En Colegiales, al Palacio Colegiales, donde te palpaban de armas para entrar, cuando en el Club Chacarita Juniors, que estaba a la vuelta, no había ambiente. También he ido a Olivos y a Vicente López, a bailar al Club Lucense y al Club Asturiano.

En Palermo, al Palacio Güemes, donde al final fui habitué. Me hice conocido de los mozos y de muchas damas que siempre iban a recalar allí. Un sábado de aquéllos, apareció el famoso comisario Margaride, con una escolta de varios agentes, cerrando la puerta y dejando a todos adentro. Había traído un ómnibus “Leyland”, donde cabían más de cincuenta personas y comenzó a sacar de a uno y a cargar el ómnibus. Primero se llevó a unas treinta mujeres y unos veinte hombres y mantuvo cerrado el antro, hasta que el ómnibus volvió completamente vacío. Había dejado a todos en la comisaría de Ugarteche y Santa Fe y venía a buscar al resto, no importaba la cantidad de viajes que tuviera que hacer.

En ese momento un mozo amigo, me llevó para adentro, me hizo ascender por una escalera que llevaba a la azotea y allí me dejó junto a otros que ya habían subido. Como yo desconfiara, pues el comisario tenía fama, busqué de pasar a otro techo de otra casa y pasando de techo en techo llegué al techo de chapa de un galpón, que daba por la calle Charcas, y allí me quedé agazapado.

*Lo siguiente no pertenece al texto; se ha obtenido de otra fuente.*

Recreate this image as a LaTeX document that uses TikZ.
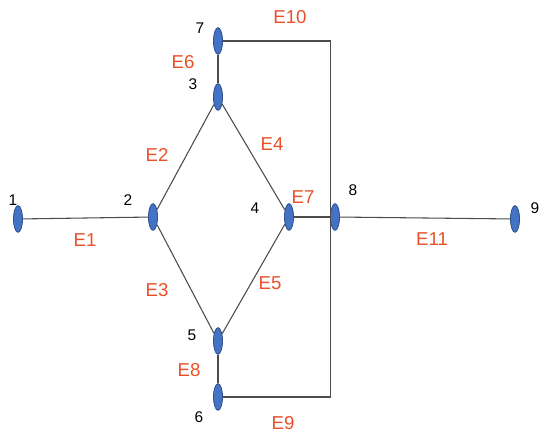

Fue una suerte, pues la cana subió a la terraza del salón y se llevó a todos los que estaban allí, además de apuntar con linternas en los techos vecinos, pero como no vieron nada que se moviera, volvieron a bajar. Ya de madrugada, cuando comenzaba a aclarar, volví a la terraza y de ahí bajé al salón del Palacio, y los mozos, me hicieron salir por la puerta, como si fuera uno de ellos, y me contaron, que a todos, hombres y mujeres, se los habían llevado a la comisaría, y que, a los que no tenían documentos los habían dejado adentro. Que el único que me había salvado era yo.

Al final me casé y deje de ir a bailar por completo.